→ **Short task**: Print all the data, keeping every line exactly as it is.

→ **Exercise inputs**:
BEGIN

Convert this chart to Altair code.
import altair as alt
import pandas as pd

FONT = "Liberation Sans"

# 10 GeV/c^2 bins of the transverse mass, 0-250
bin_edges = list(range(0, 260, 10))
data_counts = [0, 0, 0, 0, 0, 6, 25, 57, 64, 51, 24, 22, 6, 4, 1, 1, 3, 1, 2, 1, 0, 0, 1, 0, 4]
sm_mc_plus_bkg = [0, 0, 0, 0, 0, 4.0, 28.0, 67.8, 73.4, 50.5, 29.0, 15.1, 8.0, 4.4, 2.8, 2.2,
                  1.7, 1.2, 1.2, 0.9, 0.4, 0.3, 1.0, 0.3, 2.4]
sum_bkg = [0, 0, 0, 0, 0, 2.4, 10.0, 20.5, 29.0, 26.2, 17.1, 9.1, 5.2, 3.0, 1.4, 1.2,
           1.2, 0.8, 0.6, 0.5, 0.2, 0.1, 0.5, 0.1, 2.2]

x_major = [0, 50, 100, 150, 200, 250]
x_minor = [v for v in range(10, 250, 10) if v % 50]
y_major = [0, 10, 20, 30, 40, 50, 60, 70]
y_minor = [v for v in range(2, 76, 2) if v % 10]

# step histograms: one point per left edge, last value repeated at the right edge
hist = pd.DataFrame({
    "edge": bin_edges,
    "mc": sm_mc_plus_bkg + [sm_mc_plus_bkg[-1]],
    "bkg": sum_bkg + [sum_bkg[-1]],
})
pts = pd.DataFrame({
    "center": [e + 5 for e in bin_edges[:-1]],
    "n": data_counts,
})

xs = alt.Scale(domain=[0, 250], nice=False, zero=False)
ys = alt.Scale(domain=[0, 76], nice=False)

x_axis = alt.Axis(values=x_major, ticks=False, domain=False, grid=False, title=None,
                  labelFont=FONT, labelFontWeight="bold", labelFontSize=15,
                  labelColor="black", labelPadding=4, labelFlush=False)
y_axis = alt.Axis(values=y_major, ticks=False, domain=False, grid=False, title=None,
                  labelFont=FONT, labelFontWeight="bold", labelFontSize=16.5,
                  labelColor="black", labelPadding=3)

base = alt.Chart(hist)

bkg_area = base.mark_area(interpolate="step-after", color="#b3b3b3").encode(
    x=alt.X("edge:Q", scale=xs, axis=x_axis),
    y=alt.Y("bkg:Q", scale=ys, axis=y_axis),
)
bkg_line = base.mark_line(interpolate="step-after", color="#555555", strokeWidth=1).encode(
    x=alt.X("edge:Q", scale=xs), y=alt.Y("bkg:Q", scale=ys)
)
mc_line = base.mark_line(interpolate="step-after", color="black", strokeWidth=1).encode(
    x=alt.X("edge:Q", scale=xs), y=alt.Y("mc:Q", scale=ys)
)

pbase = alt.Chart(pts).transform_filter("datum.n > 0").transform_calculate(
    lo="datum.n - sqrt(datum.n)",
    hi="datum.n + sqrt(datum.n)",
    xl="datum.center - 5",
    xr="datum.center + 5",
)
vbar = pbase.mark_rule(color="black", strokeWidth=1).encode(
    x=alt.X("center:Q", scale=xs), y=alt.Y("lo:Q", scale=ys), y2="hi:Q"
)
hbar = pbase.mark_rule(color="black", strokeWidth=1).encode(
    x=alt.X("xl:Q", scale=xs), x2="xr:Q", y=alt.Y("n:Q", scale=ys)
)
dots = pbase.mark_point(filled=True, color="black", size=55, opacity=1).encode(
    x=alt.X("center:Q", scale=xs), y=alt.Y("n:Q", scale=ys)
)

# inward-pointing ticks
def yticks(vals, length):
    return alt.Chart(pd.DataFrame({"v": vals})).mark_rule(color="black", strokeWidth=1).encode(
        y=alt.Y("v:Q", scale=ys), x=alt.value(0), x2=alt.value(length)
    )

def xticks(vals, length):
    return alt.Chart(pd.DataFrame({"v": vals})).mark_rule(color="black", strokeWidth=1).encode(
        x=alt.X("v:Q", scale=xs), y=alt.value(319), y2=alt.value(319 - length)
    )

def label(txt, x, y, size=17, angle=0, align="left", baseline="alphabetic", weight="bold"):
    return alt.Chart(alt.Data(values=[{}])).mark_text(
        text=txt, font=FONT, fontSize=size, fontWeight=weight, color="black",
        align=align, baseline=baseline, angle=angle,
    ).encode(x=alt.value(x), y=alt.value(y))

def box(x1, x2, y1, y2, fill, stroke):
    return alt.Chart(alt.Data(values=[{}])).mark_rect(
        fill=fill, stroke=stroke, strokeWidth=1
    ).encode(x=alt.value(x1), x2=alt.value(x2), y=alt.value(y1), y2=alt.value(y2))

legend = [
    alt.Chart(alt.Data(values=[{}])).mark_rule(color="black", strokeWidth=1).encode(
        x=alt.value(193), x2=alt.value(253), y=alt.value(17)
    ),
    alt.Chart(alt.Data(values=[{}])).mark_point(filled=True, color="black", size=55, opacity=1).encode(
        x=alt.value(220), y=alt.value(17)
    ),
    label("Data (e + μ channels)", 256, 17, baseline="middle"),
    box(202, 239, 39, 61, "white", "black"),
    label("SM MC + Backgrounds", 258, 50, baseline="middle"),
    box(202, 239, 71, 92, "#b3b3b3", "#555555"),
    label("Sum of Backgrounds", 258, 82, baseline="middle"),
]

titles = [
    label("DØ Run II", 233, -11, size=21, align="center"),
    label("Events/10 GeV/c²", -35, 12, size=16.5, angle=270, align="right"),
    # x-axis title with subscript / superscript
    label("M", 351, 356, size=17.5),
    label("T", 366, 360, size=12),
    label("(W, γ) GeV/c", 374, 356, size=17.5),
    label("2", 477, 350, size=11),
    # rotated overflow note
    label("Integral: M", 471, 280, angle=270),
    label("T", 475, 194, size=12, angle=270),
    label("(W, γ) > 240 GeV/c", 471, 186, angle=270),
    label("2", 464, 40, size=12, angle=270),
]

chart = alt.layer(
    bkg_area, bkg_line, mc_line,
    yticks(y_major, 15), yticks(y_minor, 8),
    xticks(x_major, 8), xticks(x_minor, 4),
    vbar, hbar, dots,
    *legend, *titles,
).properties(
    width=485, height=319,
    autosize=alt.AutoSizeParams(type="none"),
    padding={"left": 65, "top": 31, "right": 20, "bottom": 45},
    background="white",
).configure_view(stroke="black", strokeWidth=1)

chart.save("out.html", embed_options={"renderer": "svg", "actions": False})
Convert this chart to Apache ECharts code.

END

→ **Exercise response**:
Convert this chart to Altair code.
import altair as alt
import pandas as pd

FONT = "Liberation Sans"

# 10 GeV/c^2 bins of the transverse mass, 0-250
bin_edges = list(range(0, 260, 10))
data_counts = [0, 0, 0, 0, 0, 6, 25, 57, 64, 51, 24, 22, 6, 4, 1, 1, 3, 1, 2, 1, 0, 0, 1, 0, 4]
sm_mc_plus_bkg = [0, 0, 0, 0, 0, 4.0, 28.0, 67.8, 73.4, 50.5, 29.0, 15.1, 8.0, 4.4, 2.8, 2.2,
                  1.7, 1.2, 1.2, 0.9, 0.4, 0.3, 1.0, 0.3, 2.4]
sum_bkg = [0, 0, 0, 0, 0, 2.4, 10.0, 20.5, 29.0, 26.2, 17.1, 9.1, 5.2, 3.0, 1.4, 1.2,
           1.2, 0.8, 0.6, 0.5, 0.2, 0.1, 0.5, 0.1, 2.2]

x_major = [0, 50, 100, 150, 200, 250]
x_minor = [v for v in range(10, 250, 10) if v % 50]
y_major = [0, 10, 20, 30, 40, 50, 60, 70]
y_minor = [v for v in range(2, 76, 2) if v % 10]

# step histograms: one point per left edge, last value repeated at the right edge
hist = pd.DataFrame({
    "edge": bin_edges,
    "mc": sm_mc_plus_bkg + [sm_mc_plus_bkg[-1]],
    "bkg": sum_bkg + [sum_bkg[-1]],
})
pts = pd.DataFrame({
    "center": [e + 5 for e in bin_edges[:-1]],
    "n": data_counts,
})

xs = alt.Scale(domain=[0, 250], nice=False, zero=False)
ys = alt.Scale(domain=[0, 76], nice=False)

x_axis = alt.Axis(values=x_major, ticks=False, domain=False, grid=False, title=None,
                  labelFont=FONT, labelFontWeight="bold", labelFontSize=15,
                  labelColor="black", labelPadding=4, labelFlush=False)
y_axis = alt.Axis(values=y_major, ticks=False, domain=False, grid=False, title=None,
                  labelFont=FONT, labelFontWeight="bold", labelFontSize=16.5,
                  labelColor="black", labelPadding=3)

base = alt.Chart(hist)

bkg_area = base.mark_area(interpolate="step-after", color="#b3b3b3").encode(
    x=alt.X("edge:Q", scale=xs, axis=x_axis),
    y=alt.Y("bkg:Q", scale=ys, axis=y_axis),
)
bkg_line = base.mark_line(interpolate="step-after", color="#555555", strokeWidth=1).encode(
    x=alt.X("edge:Q", scale=xs), y=alt.Y("bkg:Q", scale=ys)
)
mc_line = base.mark_line(interpolate="step-after", color="black", strokeWidth=1).encode(
    x=alt.X("edge:Q", scale=xs), y=alt.Y("mc:Q", scale=ys)
)

pbase = alt.Chart(pts).transform_filter("datum.n > 0").transform_calculate(
    lo="datum.n - sqrt(datum.n)",
    hi="datum.n + sqrt(datum.n)",
    xl="datum.center - 5",
    xr="datum.center + 5",
)
vbar = pbase.mark_rule(color="black", strokeWidth=1).encode(
    x=alt.X("center:Q", scale=xs), y=alt.Y("lo:Q", scale=ys), y2="hi:Q"
)
hbar = pbase.mark_rule(color="black", strokeWidth=1).encode(
    x=alt.X("xl:Q", scale=xs), x2="xr:Q", y=alt.Y("n:Q", scale=ys)
)
dots = pbase.mark_point(filled=True, color="black", size=55, opacity=1).encode(
    x=alt.X("center:Q", scale=xs), y=alt.Y("n:Q", scale=ys)
)

# inward-pointing ticks
def yticks(vals, length):
    return alt.Chart(pd.DataFrame({"v": vals})).mark_rule(color="black", strokeWidth=1).encode(
        y=alt.Y("v:Q", scale=ys), x=alt.value(0), x2=alt.value(length)
    )

def xticks(vals, length):
    return alt.Chart(pd.DataFrame({"v": vals})).mark_rule(color="black", strokeWidth=1).encode(
        x=alt.X("v:Q", scale=xs), y=alt.value(319), y2=alt.value(319 - length)
    )

def label(txt, x, y, size=17, angle=0, align="left", baseline="alphabetic", weight="bold"):
    return alt.Chart(alt.Data(values=[{}])).mark_text(
        text=txt, font=FONT, fontSize=size, fontWeight=weight, color="black",
        align=align, baseline=baseline, angle=angle,
    ).encode(x=alt.value(x), y=alt.value(y))

def box(x1, x2, y1, y2, fill, stroke):
    return alt.Chart(alt.Data(values=[{}])).mark_rect(
        fill=fill, stroke=stroke, strokeWidth=1
    ).encode(x=alt.value(x1), x2=alt.value(x2), y=alt.value(y1), y2=alt.value(y2))

legend = [
    alt.Chart(alt.Data(values=[{}])).mark_rule(color="black", strokeWidth=1).encode(
        x=alt.value(193), x2=alt.value(253), y=alt.value(17)
    ),
    alt.Chart(alt.Data(values=[{}])).mark_point(filled=True, color="black", size=55, opacity=1).encode(
        x=alt.value(220), y=alt.value(17)
    ),
    label("Data (e + μ channels)", 256, 17, baseline="middle"),
    box(202, 239, 39, 61, "white", "black"),
    label("SM MC + Backgrounds", 258, 50, baseline="middle"),
    box(202, 239, 71, 92, "#b3b3b3", "#555555"),
    label("Sum of Backgrounds", 258, 82, baseline="middle"),
]

titles = [
    label("DØ Run II", 233, -11, size=21, align="center"),
    label("Events/10 GeV/c²", -35, 12, size=16.5, angle=270, align="right"),
    # x-axis title with subscript / superscript
    label("M", 351, 356, size=17.5),
    label("T", 366, 360, size=12),
    label("(W, γ) GeV/c", 374, 356, size=17.5),
    label("2", 477, 350, size=11),
    # rotated overflow note
    label("Integral: M", 471, 280, angle=270),
    label("T", 475, 194, size=12, angle=270),
    label("(W, γ) > 240 GeV/c", 471, 186, angle=270),
    label("2", 464, 40, size=12, angle=270),
]

chart = alt.layer(
    bkg_area, bkg_line, mc_line,
    yticks(y_major, 15), yticks(y_minor, 8),
    xticks(x_major, 8), xticks(x_minor, 4),
    vbar, hbar, dots,
    *legend, *titles,
).properties(
    width=485, height=319,
    autosize=alt.AutoSizeParams(type="none"),
    padding={"left": 65, "top": 31, "right": 20, "bottom": 45},
    background="white",
).configure_view(stroke="black", strokeWidth=1)

chart.save("out.html", embed_options={"renderer": "svg", "actions": False})
Convert this chart to Apache ECharts code.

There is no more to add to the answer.